What you are asked to do
Drop every picture, then transcribe the remaining data exactly.
-- START OF Supplied data --
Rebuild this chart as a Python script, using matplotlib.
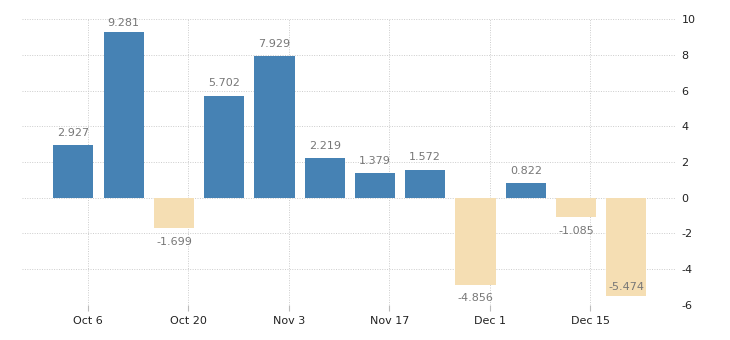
import matplotlib
matplotlib.use("Agg")
import matplotlib.pyplot as plt
from datetime import datetime, timedelta

plt.rcParams["axes.unicode_minus"] = False

# weekly values
dates = [datetime(2019, 10, 4) + timedelta(weeks=i) for i in range(12)]
values = [2.927, 9.281, -1.699, 5.702, 7.929, 2.219, 1.379, 1.572,
          -4.856, 0.822, -1.085, -5.474]
tick_dates = [datetime(2019, 10, 6) + timedelta(weeks=2 * i) for i in range(6)]
tick_labels = ["Oct 6", "Oct 20", "Nov 3", "Nov 17", "Dec 1", "Dec 15"]
yticks = [-6, -4, -2, 0, 2, 4, 6, 8, 10]

POS, NEG = "#4682b4", "#f5deb3"

fig = plt.figure(figsize=(7.3, 3.4), dpi=100)
ax = fig.add_axes([0.030, 0.103, 0.896, 0.841])

colors = [POS if v >= 0 else NEG for v in values]
ax.bar(dates, values, width=5.6, color=colors, zorder=2)

ymin, ymax = -6, 10
for d, v in zip(dates, values):
    if v >= 0:
        y = min(v + 0.7, ymax - 0.22)
    elif v - 0.8 < ymin + 0.3:
        y = v + 0.47   # no room under the bar, write inside it
    else:
        y = v - 0.78
    ax.text(d, y, f"{v:.3f}", ha="center", va="center", fontsize=8,
            color="#777777", zorder=3)

ax.set_ylim(ymin, ymax)
ax.set_xlim(datetime(2019, 9, 26, 20), datetime(2019, 12, 26, 22))
ax.set_yticks(yticks)
ax.set_xticks(tick_dates)
ax.set_xticklabels(tick_labels)
ax.yaxis.tick_right()
ax.tick_params(axis="y", length=0, pad=4, labelsize=8, labelcolor="#222222")
ax.tick_params(axis="x", length=4, color="#bbbbbb", pad=4, labelsize=8,
               labelcolor="#222222")
ax.grid(True, color="#cccccc", linestyle=(0, (1, 1.5)), linewidth=0.7, zorder=0)
for s in ax.spines.values():
    s.set_visible(False)

fig.savefig("out.png", dpi=100)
-- END OF Supplied data --
Written solution
Rebuild this chart as a Python script, using matplotlib.
import matplotlib
matplotlib.use("Agg")
import matplotlib.pyplot as plt
from datetime import datetime, timedelta

plt.rcParams["axes.unicode_minus"] = False

# weekly values
dates = [datetime(2019, 10, 4) + timedelta(weeks=i) for i in range(12)]
values = [2.927, 9.281, -1.699, 5.702, 7.929, 2.219, 1.379, 1.572,
          -4.856, 0.822, -1.085, -5.474]
tick_dates = [datetime(2019, 10, 6) + timedelta(weeks=2 * i) for i in range(6)]
tick_labels = ["Oct 6", "Oct 20", "Nov 3", "Nov 17", "Dec 1", "Dec 15"]
yticks = [-6, -4, -2, 0, 2, 4, 6, 8, 10]

POS, NEG = "#4682b4", "#f5deb3"

fig = plt.figure(figsize=(7.3, 3.4), dpi=100)
ax = fig.add_axes([0.030, 0.103, 0.896, 0.841])

colors = [POS if v >= 0 else NEG for v in values]
ax.bar(dates, values, width=5.6, color=colors, zorder=2)

ymin, ymax = -6, 10
for d, v in zip(dates, values):
    if v >= 0:
        y = min(v + 0.7, ymax - 0.22)
    elif v - 0.8 < ymin + 0.3:
        y = v + 0.47   # no room under the bar, write inside it
    else:
        y = v - 0.78
    ax.text(d, y, f"{v:.3f}", ha="center", va="center", fontsize=8,
            color="#777777", zorder=3)

ax.set_ylim(ymin, ymax)
ax.set_xlim(datetime(2019, 9, 26, 20), datetime(2019, 12, 26, 22))
ax.set_yticks(yticks)
ax.set_xticks(tick_dates)
ax.set_xticklabels(tick_labels)
ax.yaxis.tick_right()
ax.tick_params(axis="y", length=0, pad=4, labelsize=8, labelcolor="#222222")
ax.tick_params(axis="x", length=4, color="#bbbbbb", pad=4, labelsize=8,
               labelcolor="#222222")
ax.grid(True, color="#cccccc", linestyle=(0, (1, 1.5)), linewidth=0.7, zorder=0)
for s in ax.spines.values():
    s.set_visible(False)

fig.savefig("out.png", dpi=100)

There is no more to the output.